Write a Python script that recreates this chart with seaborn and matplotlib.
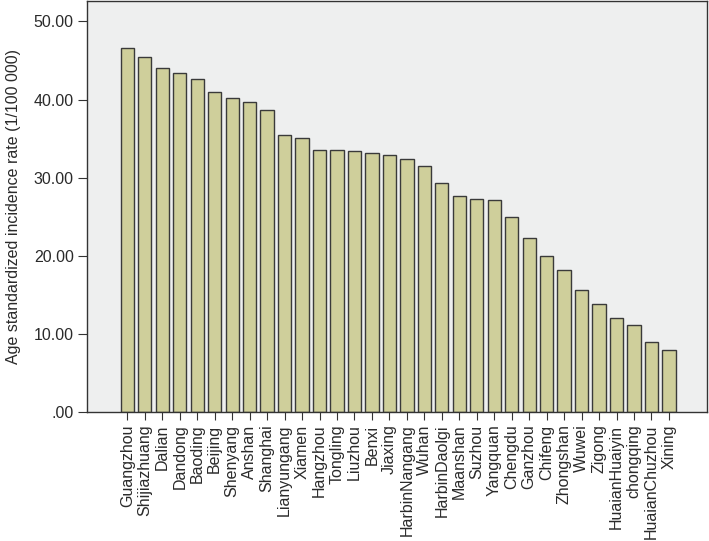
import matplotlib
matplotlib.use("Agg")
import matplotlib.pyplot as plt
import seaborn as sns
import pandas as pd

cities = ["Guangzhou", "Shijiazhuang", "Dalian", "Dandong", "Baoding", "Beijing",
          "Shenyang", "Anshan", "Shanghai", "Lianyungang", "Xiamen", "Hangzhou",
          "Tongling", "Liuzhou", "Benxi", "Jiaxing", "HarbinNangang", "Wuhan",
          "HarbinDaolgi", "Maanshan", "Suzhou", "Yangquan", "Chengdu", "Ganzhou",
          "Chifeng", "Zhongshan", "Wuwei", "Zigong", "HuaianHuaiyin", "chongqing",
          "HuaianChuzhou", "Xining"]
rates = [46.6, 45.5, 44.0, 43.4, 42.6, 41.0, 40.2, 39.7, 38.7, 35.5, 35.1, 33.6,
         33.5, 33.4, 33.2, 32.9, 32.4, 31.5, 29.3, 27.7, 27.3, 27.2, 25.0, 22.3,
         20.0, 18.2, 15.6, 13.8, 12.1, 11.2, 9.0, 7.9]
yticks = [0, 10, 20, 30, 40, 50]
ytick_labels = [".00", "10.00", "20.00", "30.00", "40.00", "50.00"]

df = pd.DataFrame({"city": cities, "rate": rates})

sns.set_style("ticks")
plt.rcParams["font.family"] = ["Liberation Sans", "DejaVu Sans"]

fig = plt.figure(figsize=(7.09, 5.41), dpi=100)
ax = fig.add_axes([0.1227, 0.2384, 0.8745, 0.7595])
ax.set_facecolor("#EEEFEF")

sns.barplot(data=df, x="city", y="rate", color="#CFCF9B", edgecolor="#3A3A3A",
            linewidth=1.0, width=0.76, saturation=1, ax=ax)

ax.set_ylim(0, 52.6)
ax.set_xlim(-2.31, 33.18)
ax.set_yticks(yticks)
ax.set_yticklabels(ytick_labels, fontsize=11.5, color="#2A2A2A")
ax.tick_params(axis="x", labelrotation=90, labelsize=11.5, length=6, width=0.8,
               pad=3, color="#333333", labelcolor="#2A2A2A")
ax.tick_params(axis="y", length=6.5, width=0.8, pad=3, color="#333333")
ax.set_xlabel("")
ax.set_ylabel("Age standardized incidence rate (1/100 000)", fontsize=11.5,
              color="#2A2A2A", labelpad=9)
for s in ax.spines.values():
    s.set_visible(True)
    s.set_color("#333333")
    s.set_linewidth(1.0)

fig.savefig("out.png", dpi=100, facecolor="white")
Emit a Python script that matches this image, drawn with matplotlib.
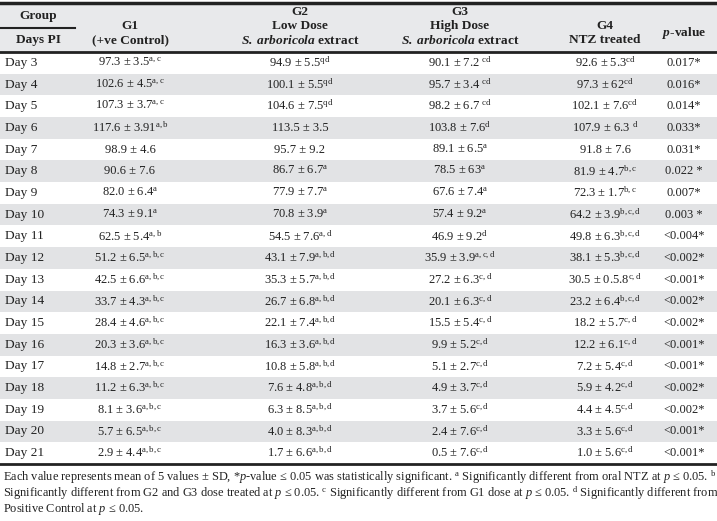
=====
• _THE REQUEST_
Quote each record exactly as it stands, minus the pictures.

• _FULL SOLUTION_
Write a Python script that recreates this chart with seaborn and matplotlib.
import matplotlib
matplotlib.use("Agg")
import matplotlib.pyplot as plt
import seaborn as sns
import pandas as pd

cities = ["Guangzhou", "Shijiazhuang", "Dalian", "Dandong", "Baoding", "Beijing",
          "Shenyang", "Anshan", "Shanghai", "Lianyungang", "Xiamen", "Hangzhou",
          "Tongling", "Liuzhou", "Benxi", "Jiaxing", "HarbinNangang", "Wuhan",
          "HarbinDaolgi", "Maanshan", "Suzhou", "Yangquan", "Chengdu", "Ganzhou",
          "Chifeng", "Zhongshan", "Wuwei", "Zigong", "HuaianHuaiyin", "chongqing",
          "HuaianChuzhou", "Xining"]
rates = [46.6, 45.5, 44.0, 43.4, 42.6, 41.0, 40.2, 39.7, 38.7, 35.5, 35.1, 33.6,
         33.5, 33.4, 33.2, 32.9, 32.4, 31.5, 29.3, 27.7, 27.3, 27.2, 25.0, 22.3,
         20.0, 18.2, 15.6, 13.8, 12.1, 11.2, 9.0, 7.9]
yticks = [0, 10, 20, 30, 40, 50]
ytick_labels = [".00", "10.00", "20.00", "30.00", "40.00", "50.00"]

df = pd.DataFrame({"city": cities, "rate": rates})

sns.set_style("ticks")
plt.rcParams["font.family"] = ["Liberation Sans", "DejaVu Sans"]

fig = plt.figure(figsize=(7.09, 5.41), dpi=100)
ax = fig.add_axes([0.1227, 0.2384, 0.8745, 0.7595])
ax.set_facecolor("#EEEFEF")

sns.barplot(data=df, x="city", y="rate", color="#CFCF9B", edgecolor="#3A3A3A",
            linewidth=1.0, width=0.76, saturation=1, ax=ax)

ax.set_ylim(0, 52.6)
ax.set_xlim(-2.31, 33.18)
ax.set_yticks(yticks)
ax.set_yticklabels(ytick_labels, fontsize=11.5, color="#2A2A2A")
ax.tick_params(axis="x", labelrotation=90, labelsize=11.5, length=6, width=0.8,
               pad=3, color="#333333", labelcolor="#2A2A2A")
ax.tick_params(axis="y", length=6.5, width=0.8, pad=3, color="#333333")
ax.set_xlabel("")
ax.set_ylabel("Age standardized incidence rate (1/100 000)", fontsize=11.5,
              color="#2A2A2A", labelpad=9)
for s in ax.spines.values():
    s.set_visible(True)
    s.set_color("#333333")
    s.set_linewidth(1.0)

fig.savefig("out.png", dpi=100, facecolor="white")
Emit a Python script that matches this image, drawn with matplotlib.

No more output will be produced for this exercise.